Moins sérieux, peut-être, mais tout aussi intéressant, le latin dit "de cuisine" mérite qu'on s'y attarde un peu : une façon d'inventer des mots en les déguisant en mots latin mais qui ne le sont qu'en apparence. On en trouve chez Rabelais (Pantagruel, livre VI), ou chez Molière à la fin du Bourgeois gentilhomme , sans parler des noms pseudo-latins dans les albums d'Astérix.

Enfin, il est important de signaler l'existence du Lexicon recentis latinitatis, publié il y a quelques années par le Vatican, et qui recense quelques milliers de mots de la vie moderne avec leur traduction en latin. Et on vient d'annonce la création au Vatican d'une Academia latinitatis chargée de veiller à la pérennité du latin.
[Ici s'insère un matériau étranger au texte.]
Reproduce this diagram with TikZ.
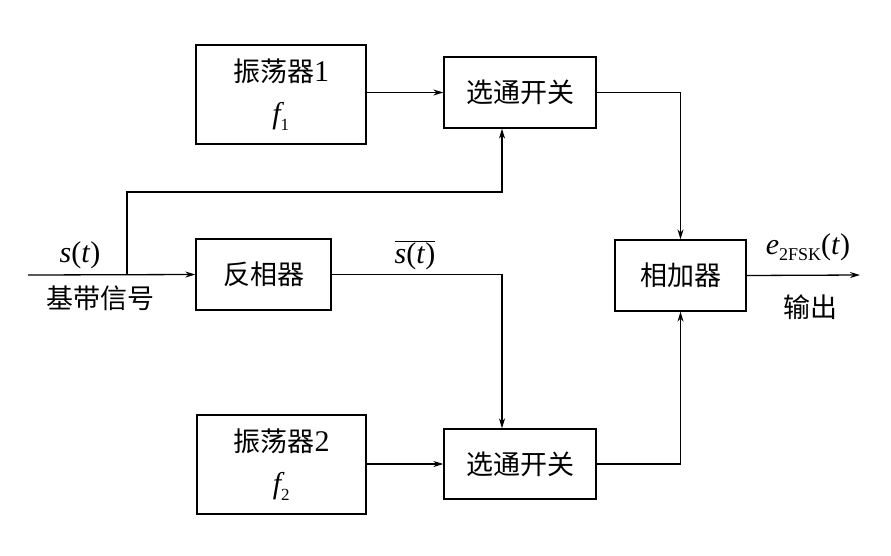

Quel avenir pour le latin ?

Comme on a pu le voir, on peut dire que le latin ne mérite pas le qualificatif de langue morte, et, en constatant l'emprise de plus en plus prégnante de l'anglais sur le plan international, et les emprunts lexicaux de toutes les langues du monde à cette langue dominante, on devrait peut-être se demander si, par son truchement, ce n’est pas le triomphe inattendu du latin, trop vite relégué au rang de langue morte, qui se profile en réalité parmi les surprises que nous réserve la suite du XXIe siècle.

NOTES

1 WALTER, Henriette, L'aventure des langues en Occident. Leur origine, leur histoire, leur géographie, Paris, Robert Laffont, 1994, 498 p. Préface d'André Martinet. (Prix spécial du Comité de la Société des Gens de Lettres et Grand Prix des Lectrices de ELLE, 1995)., p. 120 note 186

2. WALTER, Henriette, Honni soit qui mal y pense. L'incroyable histoire d'amour entre le français et l'anglais, Paris, Robert Laffont, 2001, 364 p., p. 38-42

3. CORRÊA DA COSTA, Sergio, Les mots sans frontières, Paris, éd. du Rocher, 1999, 890 p.